Examples of the tables/entities being linked to are Person, Vehicle, Building, Office. These are all separate tables.
Example of Items are Pen, Stapler, Cushion, Tyre, A4 Paper, Plastic Bag, Poster, Decoration"
For instance a Poster may be allocated to a Person or Office or Building. In the future if they add a Conference Room table it may also be added to that.
My intital thoughts are:
Item
{
ID,
Name
}
LinkedItem
{
ItemID,
LinkedToTableName,
LinkedToID
}
The LinkedToTableName field will then allow me to identify the correct table to link to in my code.
I'm not overly happy with this solution, but I can't quite think of anything else. Please help! :)
Thanks!
It is not a good practice to store table names as column values. This is a bad hack.
There are two standard ways of doing what you are trying to do. The first is called single-table inheritance. This is easily understood by ORM tools but trades off some normalization. The idea is, that all of these entities - Person, Vehicle, whatever - are stored in the same table, often with several unused columns per entry, along with a discriminator field that identifies what type the entity is.
The discriminator field is usually an integer type, that is mapped to some enumeration in your code. It may also be a foreign key to some lookup table in your database, identifying which numbers correspond to which types (not table names, just descriptions).
The other way to do this is multiple-table inheritance, which is better for your database but not as easy to map in code. You do this by having a base table which defines some common properties of all the objects - perhaps just an ID and a name - and all of your "specific" tables (Person etc.) use the base ID as a unique foreign key (usually also the primary key).
In the first case, the exclusivity is implicit, since all entities are in one table. In the second case, the relationship is between the Item and the base entity ID, which also guarantees uniqueness.
Note that with multiple-table inheritance, you have a different problem - you can't guarantee that a base ID is used by exactly one inheritance table. It could be used by several, or not used at all.
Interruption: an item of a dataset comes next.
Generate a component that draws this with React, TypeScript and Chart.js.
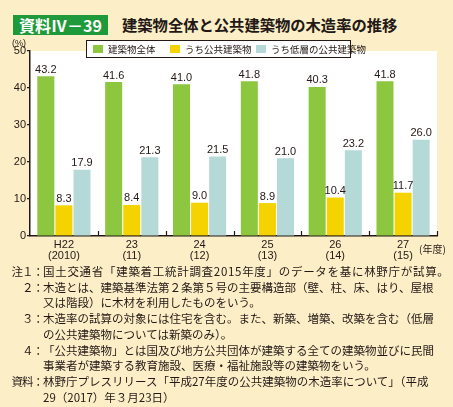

That is why multiple-table inheritance schemes usually also have a discriminator column, to identify which table is "expected." Again, this discriminator doesn't hold a table name, it holds a lookup value which the consumer may (or may not) use to determine which other table to join to.
Multiple-table inheritance is a closer match to your current schema, so I would recommend going with that unless you need to use this with Linq to SQL or a similar ORM.
See here for a good detailed tutorial: Implementing Table Inheritance in SQL Server.
Find something common to Person, Vehicle, Building, Office. For the lack of a better term I have used Entity. Then implement super-type/sub-type relationship between the Entity and its sub-types. Note that the EntityID is a PK and a FK in all sub-type tables. Now, you can link the Item table to the Entity (owner).
In this model, one item can belong to only one Entity; one Entity can have (own) many items.
your link table is ok.
the trouble you will have is that you will need to generate dynamic sql at runtime. parameterized sql does not typically allow the objects inthe FROM list to be parameters.
i fyou want to avoid this, you may be able to denormalize a little - say by creating a table to hold the id (assuming the ids are unique across the other tables) and the type_id representing which table is the source, and a generated description - e.g. the name value from the inital record.
you would trigger the creation of this denormalized list when the base info is modified, and you could use that for generalized queries - and then resort to your dynamic queries when needed at runtime.